Ele destacou que o Congresso aprovou um projeto e a lei foi sancionada pelo presidente Luiz Inácio Lula da Silva (PT) para regulamentar as emendas com “transparência e rastreabilidade”, e “quem fizer errado na ponta tem todos os órgãos de controle para tomar conta”, mas que o Supremo estabeleceu regras diferentes daquelas combinadas entre Legislativo e Executivo.
“E veio logo em seguida uma outra decisão [do STF] remodelando tudo o que foi votado, causa muita, muita intranquilidade legislativa”, disse, ao participar de evento do site “Jota”. “Hoje o governo não tem voto nem sequer para aprovar as urgências dos projetos de lei”, comentou, pela manhã. À noite, Lira reuniu os líderes dos partidos e fez um apelo para que as urgências fossem aprovadas, com o compromisso de que os projetos só serão votados se houver acordo.
O ministro Flávio Dino, do Supremo Tribunal Federal (STF), liberou a execução das emendas parlamentares após quatro meses paralisada para que o Congresso estabelecesse novas regras de transparência. Mas impôs novas regras: mudou o cálculo do valor das emendas, para reduzi-lo com o tempo; exigiu um plano de trabalho para as “emendas pix”; e determinou que seja divulgado, de forma individualizada, o deputado e senador que apadrinhar as emendas de bancada e de comissão, que são coletivas.
O Congresso cobra que o presidente Luiz Inácio Lula da Silva (PT) entre em campo e convença Dino, que foi seu ministro da Justiça, a recuar da decisão. A Advocacia-Geral da União (AGU) entrou com pedido para que o Supremo reconsidere esses três pontos, aprovados pela Corte por unanimidade, e os deputados dizem que o pacote fiscal só andará se isso ocorrer.
Na quarta-feira, Lira informou também que enviará a proposta de emenda constitucional (PEC) do ajuste fiscal — que promove medidas como o direcionamento de verbas do Fundo de Valorização da Educação Básica (Fundeb) e mudanças nos critérios para receber o abono salarial — direto para o plenário.
Inicialmente, ele tinha encaminhado a PEC para a Comissão de Constituição e Justiça (CCJ), num aceno à oposição. O governo tentou um acordo para aprovar no mesmo dia, mas não teve sucesso porque o Psol, da base aliada, disse que pediria vista e que é contra a proposta. “Tentei um acordo para pacificar a comissão. Não foi possível. Paciência, o país precisa aprovar essa PEC até o dia 18 ou 20”, afirmou o líder do governo na Câmara, o deputado José Guimarães (PT-CE). Mesmo se esse prazo for cumprido, contudo, não haveria tempo para que fosse votada também no Senado este ano.
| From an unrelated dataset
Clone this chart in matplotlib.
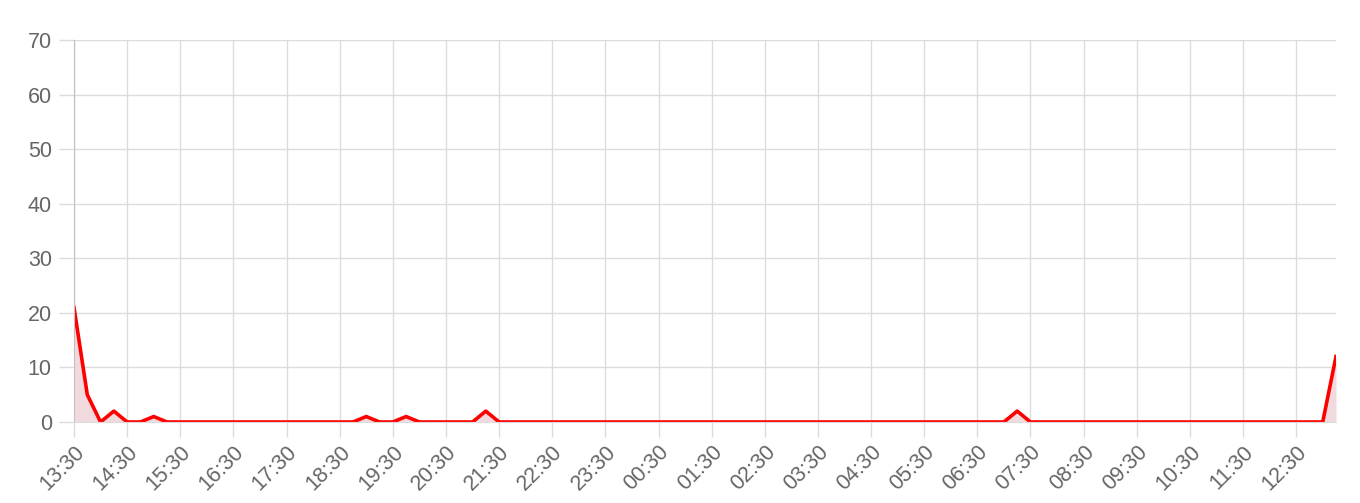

Outro problema para o governo é que, nos poucos pontos que já foram debatidos, há defecções na base aliada. O MDB votará contra a mudança na regra de cálculo do Fundo Constitucional do Distrito Federal, afirmou o presidente nacional do partido, deputado Baleia Rossi (SP). A medida traria economia entre R$ 12 bilhões e R$ 16 bilhões até 2030 ao congelar o valor das verbas, que seriam atualizadas apenas pela inflação. A decisão do MDB ocorreu a pedido do governador Ibaneis Rocha (MDB) e da bancada do partido, com um deputado federal e seis distritais. Na Câmara, o partido tem 44 deputados federais. Já no Senado, está entre as maiores bancadas, com 11 senadores. “Vamos trabalhar pela supressão”, disse o Baleia. Ibaneis também se encontrou com Lira para pedir a rejeição.
O presidente da Câmara também disse na quarta-feira que discordou do anúncio das mudanças no imposto de renda junto com o pacote fiscal e que isso também provocou divergências dentro do governo, mas que o assunto terá que ser tratado ao longo de 2025. “Queria deixar claro, o governo fez o papel dele pensando no encaminhamento de um compromisso de campanha. O momento, a meu ver, foi inadequado, mas foi uma decisão política do governo, teve divisão dentro do governo. É um assunto que vai ter muito diálogo, muito debate. Não queria arriscar um prognóstico, mas com certeza teremos que fazer e ela terá que ser neutra”, afirmou.